During his tenure, Ayalew made significant contributions to the development of Finote Selam and Bure towns, including organizing town layouts, establishing health centers and schools, improving irrigation systems, and creating marketplaces.

== Political aspirations and challenges ==
Ayalew ran for election to the Legal Advisory Council in 1976 and 1980 but was unsuccessful due to the biased electoral system of the time. Despite his long service and patriotic credentials, Ayalew faced several challenges, including limited recognition of his full patriotic service and a lack of service medals for his 36 years in government.

== Work with the Ethiopian Patriotic Association ==
After retiring from government service in 1977, Ayalew became actively involved with the Ancient Ethiopia Patriots Association:

- Manager of the Bahir Dar Development Work (1981–1982) 2. Member of the regional patriots' work leadership committee (1983–1991) 3. Member of the executive board (1996–2006)

In this capacity, he contributed to various initiatives, including restoring the Patriots Memorial Day, reclaiming the patriots' building in Addis Ababa, and participating in the return of the Obelisk of Axum from Italy.

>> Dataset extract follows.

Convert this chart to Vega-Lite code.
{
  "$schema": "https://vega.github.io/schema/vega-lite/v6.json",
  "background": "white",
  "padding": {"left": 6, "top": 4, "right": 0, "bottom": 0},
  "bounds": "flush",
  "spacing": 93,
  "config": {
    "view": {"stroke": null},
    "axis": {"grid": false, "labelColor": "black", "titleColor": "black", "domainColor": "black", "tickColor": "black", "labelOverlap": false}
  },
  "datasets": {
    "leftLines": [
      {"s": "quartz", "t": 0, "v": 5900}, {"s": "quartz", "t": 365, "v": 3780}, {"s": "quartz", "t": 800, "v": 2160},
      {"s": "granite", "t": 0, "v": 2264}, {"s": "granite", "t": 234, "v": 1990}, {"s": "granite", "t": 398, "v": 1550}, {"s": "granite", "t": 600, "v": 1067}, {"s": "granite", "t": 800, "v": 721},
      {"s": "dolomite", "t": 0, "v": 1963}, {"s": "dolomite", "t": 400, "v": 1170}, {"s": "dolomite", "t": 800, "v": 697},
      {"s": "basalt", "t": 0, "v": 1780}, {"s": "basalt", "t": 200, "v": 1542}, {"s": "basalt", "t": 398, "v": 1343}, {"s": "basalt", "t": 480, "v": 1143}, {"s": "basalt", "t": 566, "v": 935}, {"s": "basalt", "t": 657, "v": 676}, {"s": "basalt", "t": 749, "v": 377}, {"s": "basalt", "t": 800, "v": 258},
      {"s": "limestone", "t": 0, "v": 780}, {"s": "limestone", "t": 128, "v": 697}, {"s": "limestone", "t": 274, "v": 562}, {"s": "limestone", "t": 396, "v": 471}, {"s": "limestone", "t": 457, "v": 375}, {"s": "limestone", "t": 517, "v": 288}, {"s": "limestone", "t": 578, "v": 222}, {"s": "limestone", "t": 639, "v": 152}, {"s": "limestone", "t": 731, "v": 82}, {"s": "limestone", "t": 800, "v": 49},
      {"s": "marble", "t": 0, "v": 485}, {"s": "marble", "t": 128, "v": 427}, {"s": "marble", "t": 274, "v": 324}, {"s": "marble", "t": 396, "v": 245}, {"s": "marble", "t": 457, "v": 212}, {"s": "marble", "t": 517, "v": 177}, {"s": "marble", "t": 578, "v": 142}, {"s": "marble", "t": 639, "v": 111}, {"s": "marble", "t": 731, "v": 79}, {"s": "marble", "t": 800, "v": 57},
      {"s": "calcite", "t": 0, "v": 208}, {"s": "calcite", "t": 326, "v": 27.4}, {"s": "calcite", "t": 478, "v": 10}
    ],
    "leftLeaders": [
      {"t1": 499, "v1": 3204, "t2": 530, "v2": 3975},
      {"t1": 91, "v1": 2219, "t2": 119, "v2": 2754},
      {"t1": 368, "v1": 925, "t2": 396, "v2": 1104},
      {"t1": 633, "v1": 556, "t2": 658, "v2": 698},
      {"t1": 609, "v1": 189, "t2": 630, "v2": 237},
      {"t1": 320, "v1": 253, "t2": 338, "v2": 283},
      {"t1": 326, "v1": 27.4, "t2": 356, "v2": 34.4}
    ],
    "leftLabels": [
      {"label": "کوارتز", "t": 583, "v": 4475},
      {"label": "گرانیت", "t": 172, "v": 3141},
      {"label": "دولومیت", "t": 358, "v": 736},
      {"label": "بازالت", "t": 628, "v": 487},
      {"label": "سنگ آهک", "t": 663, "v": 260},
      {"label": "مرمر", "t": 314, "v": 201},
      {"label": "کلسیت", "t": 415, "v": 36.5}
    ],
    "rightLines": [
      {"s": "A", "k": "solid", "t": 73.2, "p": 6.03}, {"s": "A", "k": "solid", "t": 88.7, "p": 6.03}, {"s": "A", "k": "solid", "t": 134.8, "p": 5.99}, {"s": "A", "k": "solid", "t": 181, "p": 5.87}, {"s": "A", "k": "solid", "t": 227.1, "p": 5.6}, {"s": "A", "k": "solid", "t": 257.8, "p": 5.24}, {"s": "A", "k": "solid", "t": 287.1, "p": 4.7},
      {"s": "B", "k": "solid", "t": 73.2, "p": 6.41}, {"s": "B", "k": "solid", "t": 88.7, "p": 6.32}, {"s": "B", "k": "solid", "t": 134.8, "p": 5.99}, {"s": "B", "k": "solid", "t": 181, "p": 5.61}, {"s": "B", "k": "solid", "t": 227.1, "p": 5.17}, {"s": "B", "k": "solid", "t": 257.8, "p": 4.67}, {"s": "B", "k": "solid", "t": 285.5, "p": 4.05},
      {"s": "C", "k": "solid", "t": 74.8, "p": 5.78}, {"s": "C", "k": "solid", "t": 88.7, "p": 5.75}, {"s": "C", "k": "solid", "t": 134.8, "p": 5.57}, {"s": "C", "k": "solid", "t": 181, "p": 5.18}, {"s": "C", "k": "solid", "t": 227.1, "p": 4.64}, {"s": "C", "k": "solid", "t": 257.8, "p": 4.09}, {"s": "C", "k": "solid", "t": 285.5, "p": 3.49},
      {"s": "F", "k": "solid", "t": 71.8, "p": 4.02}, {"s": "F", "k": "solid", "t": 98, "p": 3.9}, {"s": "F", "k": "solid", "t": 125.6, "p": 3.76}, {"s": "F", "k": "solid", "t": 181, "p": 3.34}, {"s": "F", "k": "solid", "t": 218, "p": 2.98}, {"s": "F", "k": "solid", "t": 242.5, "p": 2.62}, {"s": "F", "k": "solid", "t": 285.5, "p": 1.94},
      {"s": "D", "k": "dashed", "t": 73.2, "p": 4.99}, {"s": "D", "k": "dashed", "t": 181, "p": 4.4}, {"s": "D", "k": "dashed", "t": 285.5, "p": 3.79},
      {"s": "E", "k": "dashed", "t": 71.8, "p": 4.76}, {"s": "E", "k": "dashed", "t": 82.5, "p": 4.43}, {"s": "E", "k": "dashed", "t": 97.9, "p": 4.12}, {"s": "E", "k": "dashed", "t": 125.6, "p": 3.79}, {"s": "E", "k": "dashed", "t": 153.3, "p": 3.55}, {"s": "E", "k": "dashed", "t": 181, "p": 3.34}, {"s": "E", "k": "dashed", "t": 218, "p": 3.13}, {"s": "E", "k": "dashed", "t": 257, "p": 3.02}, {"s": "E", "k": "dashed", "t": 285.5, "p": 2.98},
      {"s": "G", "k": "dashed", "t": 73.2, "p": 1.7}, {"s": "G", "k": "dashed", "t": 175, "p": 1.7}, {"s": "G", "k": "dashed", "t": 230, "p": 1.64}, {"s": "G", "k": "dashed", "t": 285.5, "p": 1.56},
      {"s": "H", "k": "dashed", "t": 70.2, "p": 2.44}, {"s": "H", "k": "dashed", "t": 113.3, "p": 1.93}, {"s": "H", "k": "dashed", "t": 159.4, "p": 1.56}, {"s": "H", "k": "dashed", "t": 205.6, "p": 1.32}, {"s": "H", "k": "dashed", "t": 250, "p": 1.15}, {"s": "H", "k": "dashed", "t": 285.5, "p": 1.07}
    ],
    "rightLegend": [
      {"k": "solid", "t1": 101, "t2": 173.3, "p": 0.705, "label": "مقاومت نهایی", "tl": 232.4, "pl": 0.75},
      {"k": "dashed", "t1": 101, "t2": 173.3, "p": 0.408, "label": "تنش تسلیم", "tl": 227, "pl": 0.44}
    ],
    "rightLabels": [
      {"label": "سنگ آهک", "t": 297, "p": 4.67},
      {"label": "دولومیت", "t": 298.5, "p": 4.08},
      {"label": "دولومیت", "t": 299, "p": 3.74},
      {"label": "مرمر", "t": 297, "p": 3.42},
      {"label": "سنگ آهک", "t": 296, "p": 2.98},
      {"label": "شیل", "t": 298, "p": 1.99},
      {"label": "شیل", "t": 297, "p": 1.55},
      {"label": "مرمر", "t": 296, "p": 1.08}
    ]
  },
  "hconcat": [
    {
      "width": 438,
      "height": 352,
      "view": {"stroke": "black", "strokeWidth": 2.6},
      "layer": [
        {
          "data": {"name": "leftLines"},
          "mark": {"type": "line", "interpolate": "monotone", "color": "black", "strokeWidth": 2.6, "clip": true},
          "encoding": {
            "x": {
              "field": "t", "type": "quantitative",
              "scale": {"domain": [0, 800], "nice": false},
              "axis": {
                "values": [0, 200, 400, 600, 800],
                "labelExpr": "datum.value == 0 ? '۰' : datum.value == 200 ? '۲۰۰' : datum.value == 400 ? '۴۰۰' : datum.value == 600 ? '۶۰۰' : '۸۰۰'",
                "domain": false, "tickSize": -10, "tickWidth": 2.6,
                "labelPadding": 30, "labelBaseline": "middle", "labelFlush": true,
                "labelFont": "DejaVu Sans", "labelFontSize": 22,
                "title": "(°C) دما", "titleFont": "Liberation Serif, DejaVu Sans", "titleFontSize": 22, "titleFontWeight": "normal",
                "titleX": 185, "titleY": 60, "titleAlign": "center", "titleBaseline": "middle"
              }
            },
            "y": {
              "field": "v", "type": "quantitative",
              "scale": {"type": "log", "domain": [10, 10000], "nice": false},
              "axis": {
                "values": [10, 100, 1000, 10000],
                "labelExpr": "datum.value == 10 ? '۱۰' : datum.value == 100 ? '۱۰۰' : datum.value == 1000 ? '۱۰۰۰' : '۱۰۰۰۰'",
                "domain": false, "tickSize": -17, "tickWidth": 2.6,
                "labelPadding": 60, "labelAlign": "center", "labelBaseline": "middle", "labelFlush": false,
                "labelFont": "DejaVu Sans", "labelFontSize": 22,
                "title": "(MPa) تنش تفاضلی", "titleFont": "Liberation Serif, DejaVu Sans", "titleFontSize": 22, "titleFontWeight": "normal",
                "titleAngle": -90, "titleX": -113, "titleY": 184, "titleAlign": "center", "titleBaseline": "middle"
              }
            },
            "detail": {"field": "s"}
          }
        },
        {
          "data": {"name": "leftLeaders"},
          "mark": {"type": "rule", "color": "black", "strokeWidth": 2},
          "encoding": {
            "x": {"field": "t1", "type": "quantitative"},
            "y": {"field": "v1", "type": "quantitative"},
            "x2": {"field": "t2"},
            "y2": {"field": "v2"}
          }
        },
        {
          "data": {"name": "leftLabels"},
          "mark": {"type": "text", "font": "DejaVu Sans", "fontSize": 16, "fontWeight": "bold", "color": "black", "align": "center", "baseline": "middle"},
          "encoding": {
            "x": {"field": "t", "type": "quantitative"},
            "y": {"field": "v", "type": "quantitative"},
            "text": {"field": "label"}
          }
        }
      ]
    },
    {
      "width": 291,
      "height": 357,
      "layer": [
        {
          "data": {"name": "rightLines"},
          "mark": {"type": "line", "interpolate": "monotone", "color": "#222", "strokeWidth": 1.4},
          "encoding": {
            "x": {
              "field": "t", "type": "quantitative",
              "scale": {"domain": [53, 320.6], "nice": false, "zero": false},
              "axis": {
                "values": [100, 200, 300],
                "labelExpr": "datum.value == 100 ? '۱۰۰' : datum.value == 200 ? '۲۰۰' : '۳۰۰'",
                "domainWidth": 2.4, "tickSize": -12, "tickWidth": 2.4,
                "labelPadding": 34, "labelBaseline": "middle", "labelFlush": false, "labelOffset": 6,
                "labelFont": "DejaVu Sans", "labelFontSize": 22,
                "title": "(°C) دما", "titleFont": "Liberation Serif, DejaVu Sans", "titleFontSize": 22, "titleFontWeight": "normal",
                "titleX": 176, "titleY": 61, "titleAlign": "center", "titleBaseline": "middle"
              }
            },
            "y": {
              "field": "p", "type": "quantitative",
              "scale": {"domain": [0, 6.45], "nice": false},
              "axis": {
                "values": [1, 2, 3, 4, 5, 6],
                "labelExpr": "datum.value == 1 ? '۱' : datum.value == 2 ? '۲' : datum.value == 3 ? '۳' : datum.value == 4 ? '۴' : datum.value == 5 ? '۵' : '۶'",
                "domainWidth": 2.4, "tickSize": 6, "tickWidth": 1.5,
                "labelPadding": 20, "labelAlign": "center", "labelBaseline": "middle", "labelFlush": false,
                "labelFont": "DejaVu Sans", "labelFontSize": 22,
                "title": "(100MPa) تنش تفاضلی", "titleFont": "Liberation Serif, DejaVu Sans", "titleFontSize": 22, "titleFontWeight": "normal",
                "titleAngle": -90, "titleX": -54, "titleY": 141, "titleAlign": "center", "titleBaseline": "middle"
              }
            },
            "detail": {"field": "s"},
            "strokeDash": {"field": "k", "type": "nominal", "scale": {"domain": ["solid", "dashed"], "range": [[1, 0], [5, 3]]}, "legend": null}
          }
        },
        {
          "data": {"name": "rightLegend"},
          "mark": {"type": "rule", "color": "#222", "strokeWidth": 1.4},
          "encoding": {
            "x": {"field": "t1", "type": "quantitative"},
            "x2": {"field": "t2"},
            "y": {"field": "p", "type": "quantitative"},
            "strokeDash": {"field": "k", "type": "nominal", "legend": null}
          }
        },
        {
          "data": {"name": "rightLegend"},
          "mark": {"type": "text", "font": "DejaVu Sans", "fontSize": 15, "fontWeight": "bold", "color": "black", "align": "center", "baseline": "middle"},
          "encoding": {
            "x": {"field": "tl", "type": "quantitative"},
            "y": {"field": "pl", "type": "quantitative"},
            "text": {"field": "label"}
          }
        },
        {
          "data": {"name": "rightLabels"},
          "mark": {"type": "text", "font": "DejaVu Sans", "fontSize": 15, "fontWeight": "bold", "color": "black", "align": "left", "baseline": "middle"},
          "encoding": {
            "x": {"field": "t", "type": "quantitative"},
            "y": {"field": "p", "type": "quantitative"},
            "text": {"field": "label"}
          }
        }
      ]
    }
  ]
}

== Spiritual life and community service ==
Ayalew was also active in religious and community affairs. He renovated and built several churches, including St. George Church in Askuna and St. George Church in Finote Selam. He facilitated cooperation between the Ancient Ethiopia Patriot Heroes and the Ethiopian Orthodox Tewahedo Church.

== Personal life ==
Ayalew Asres Wendem married Mamite Fantahun in 1950 and had six children with her. He fathered a total of 22 children: 14 sons and 8 daughters, with different women.

== Death and legacy ==
Ayalew Asres Wendem died on 28 June 2006 at the age of 83. His funeral was held at the Holy Trinity Cathedral, Addis Ababa, attended by friends, relatives, and high government officials. He was buried in the section reserved for Ethiopian patriot heroes.

Ayalew's life story reflects the complex history of Ethiopia during the 20th century, from resistance against foreign occupation to the challenges of nation-building and modernization. His contributions to local governance and development in the Gojjam region, as well as his lifelong commitment to honoring Ethiopia's patriotic legacy, make him a notable figure in modern Ethiopian history.

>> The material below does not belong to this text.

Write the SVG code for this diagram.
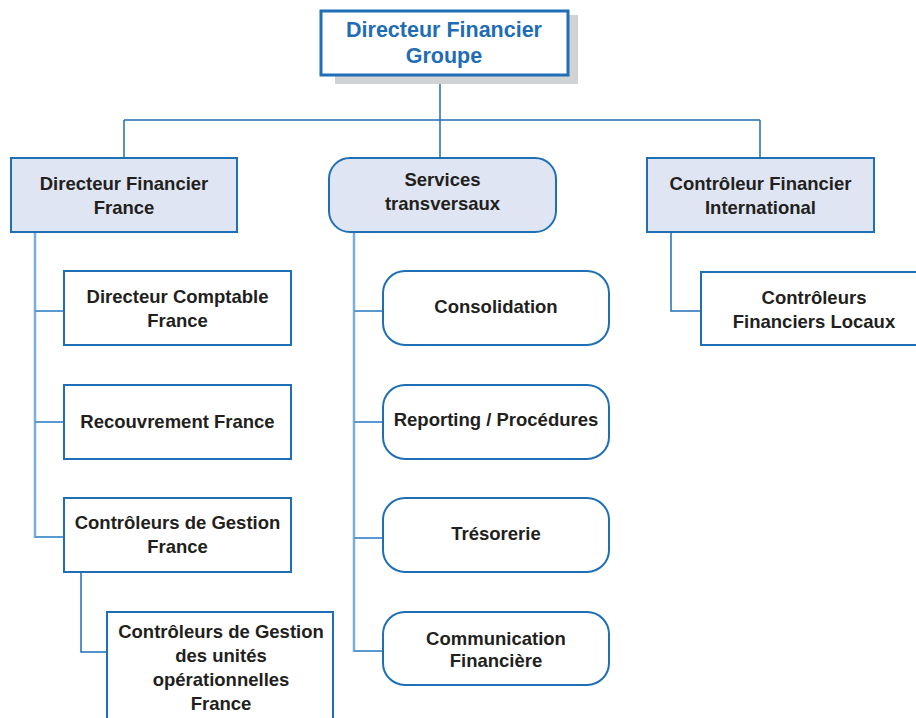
<svg xmlns="http://www.w3.org/2000/svg" width="916" height="718" viewBox="0 0 916 718">
<style>
.box{fill:#ffffff;stroke:#1f6fb6;stroke-width:2}
.hd{fill:#dfe5f2;stroke:#1f6fb6;stroke-width:2}
.t{font-family:"Liberation Sans",Arial,sans-serif;font-weight:bold;font-size:18.5px;fill:#231f20;text-anchor:middle}
.tb{font-family:"Liberation Sans",Arial,sans-serif;font-weight:bold;font-size:21.5px;fill:#1f6db5;text-anchor:middle}
.c{fill:none;stroke:#1f6fb6;stroke-width:1.5}
.cl{fill:none;stroke:#7aaedb;stroke-width:2.5}
.cs{fill:none;stroke:#5a98d0;stroke-width:1.8}
</style>
<rect width="916" height="718" fill="#ffffff"/>
<g id="connectors">
<path class="c" d="M440 75V120M124 120H760M124 120V158M440 120V158M760 120V158"/>
<path class="cl" d="M35 232V538M354 232V652"/>
<path class="cs" d="M35 311H64M35 422H64M35 537H64M354 311H383M354 422H383M354 538H383M354 651H383"/>
<path class="c" d="M671 232V311H701M81 572V652H107"/>
</g>
<g id="n-groupe">
<rect x="335" y="15" width="243" height="69" fill="#d1d2d4"/>
<rect x="321" y="11" width="247" height="64" fill="#ffffff" stroke="#1f6fb6" stroke-width="3"/>
<text class="tb" x="444" y="37">Directeur Financier</text>
<text class="tb" x="444" y="63">Groupe</text>
</g>
<g id="n-dff">
<rect class="hd" x="11" y="158" width="226" height="74"/>
<text class="t" x="124" y="190">Directeur Financier</text>
<text class="t" x="124" y="214">France</text>
</g>
<g id="n-services">
<rect class="hd" x="329" y="158" width="227" height="74" rx="21"/>
<text class="t" x="442.5" y="186">Services</text>
<text class="t" x="442.5" y="210">transversaux</text>
</g>
<g id="n-cfi">
<rect class="hd" x="647" y="158" width="227" height="74"/>
<text class="t" x="760.5" y="190">Contrôleur Financier</text>
<text class="t" x="760.5" y="214">International</text>
</g>
<g id="n-dcf">
<rect class="box" x="64" y="271" width="227" height="74"/>
<text class="t" x="177.5" y="303">Directeur Comptable</text>
<text class="t" x="177.5" y="327">France</text>
</g>
<g id="n-recouvrement">
<rect class="box" x="64" y="385" width="227" height="74"/>
<text class="t" x="177.5" y="428">Recouvrement France</text>
</g>
<g id="n-cgf">
<rect class="box" x="64" y="498" width="227" height="74"/>
<text class="t" x="177.5" y="529">Contrôleurs de Gestion</text>
<text class="t" x="177.5" y="553">France</text>
</g>
<g id="n-cguo">
<rect class="box" x="107" y="612" width="226" height="120"/>
<text class="t" x="221" y="638">Contrôleurs de Gestion</text>
<text class="t" x="221" y="662">des unités</text>
<text class="t" x="221" y="686">opérationnelles</text>
<text class="t" x="221" y="710">France</text>
</g>
<g id="n-consolidation">
<rect class="box" x="383" y="271" width="226" height="74" rx="22"/>
<text class="t" x="496" y="313">Consolidation</text>
</g>
<g id="n-reporting">
<rect class="box" x="383" y="385" width="226" height="74" rx="22"/>
<text class="t" x="496" y="426">Reporting / Procédures</text>
</g>
<g id="n-tresorerie">
<rect class="box" x="383" y="498" width="226" height="74" rx="22"/>
<text class="t" x="496" y="540">Trésorerie</text>
</g>
<g id="n-communication">
<rect class="box" x="383" y="612" width="226" height="73" rx="22"/>
<text class="t" x="496" y="645">Communication</text>
<text class="t" x="496" y="667">Financière</text>
</g>
<g id="n-cfl">
<rect class="box" x="701" y="272" width="227" height="73"/>
<text class="t" x="814" y="304">Contrôleurs</text>
<text class="t" x="814" y="328">Financiers Locaux</text>
</g>
</svg>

== Legacy and historical significance ==
Ayalew Asres Wendem's life and work embody the complex transitions Ethiopia underwent during the 20th century. His experiences provide valuable insights into several key aspects of Ethiopian history:

- Patriotic Resistance: As a young participant in the Arbegnoch movement, Ayalew's account offers a ground-level perspective on the Ethiopian resistance against Italian occupation.
- Local Governance and Development: Ayalew's career in local administration, particularly in Finote Selam and Bure, illustrates the challenges and opportunities in modernizing Ethiopian towns in the post-war period.
- Transition Periods: Having served during the imperial era, witnessed the Derg regime, and participated in public life into the early years of the Federal Democratic Republic of Ethiopia, Ayalew's experiences span critical transition periods in modern Ethiopian history.

== Notable achievements ==

- Urban Development: Ayalew's work in Finote Selam is particularly noteworthy. He oversaw the transformation of the town from a "forest-like state to an urban appearance," establishing a master plan that guided its development.
- During the Chinese government's development initiative in Bure town, a significant achievement was the resolution of the town's chronic water shortage. In addition to implementing a new water supply system, the Chinese team secured approval for expanded electric lighting infrastructure. While excavating wells for the town's drinking water supply, an unexpected discovery occurred: a natural mineral water source. This newfound resource was bottled and preserved, and has since been commercialized, contributing to the local economy.
- Crisis Management: His handling of various crises, such as the salt shortage in Bure district in 1983 and the refugee situation involving displaced Muslims, demonstrated his problem-solving skills and commitment to public welfare.
- Cultural Preservation: Ayalew's efforts to renovate churches and his involvement in the return of the Axum obelisk reflect his commitment to preserving Ethiopian cultural heritage.
- Advocacy for Patriots: His work with the Ancient Ethiopia Patriots Association, particularly in reclaiming the patriots' building in Addis Ababa and establishing aid programs for struggling patriots, shows his lifelong commitment to honoring and supporting his fellow resistance fighters.

== Historical context ==
Ayalew's life spans several crucial periods in Ethiopian history:

- Italian Occupation (1936–1941): His early involvement in the resistance movement provides a personal account of this pivotal period.
- Post-War Imperial Era: His career in local administration coincides with Emperor Haile Selassie's efforts to modernize Ethiopia.
- The Derg Regime (1974–1991): Ayalew's experiences during this period offer insights into the challenges faced by local administrators during the revolutionary era.
- Early Federal Period: His continued involvement in public life into the late 1990s touches on the early years of Ethiopia's current political system.

== Contributions to historical record ==
Ayalew's self-written autobiography, completed in 1998 E.C. (2006 Gregorian), serves as a valuable primary source for historians studying 20th-century Ethiopia. His detailed accounts of battles, local governance, and social changes provide a unique perspective on Ethiopian history.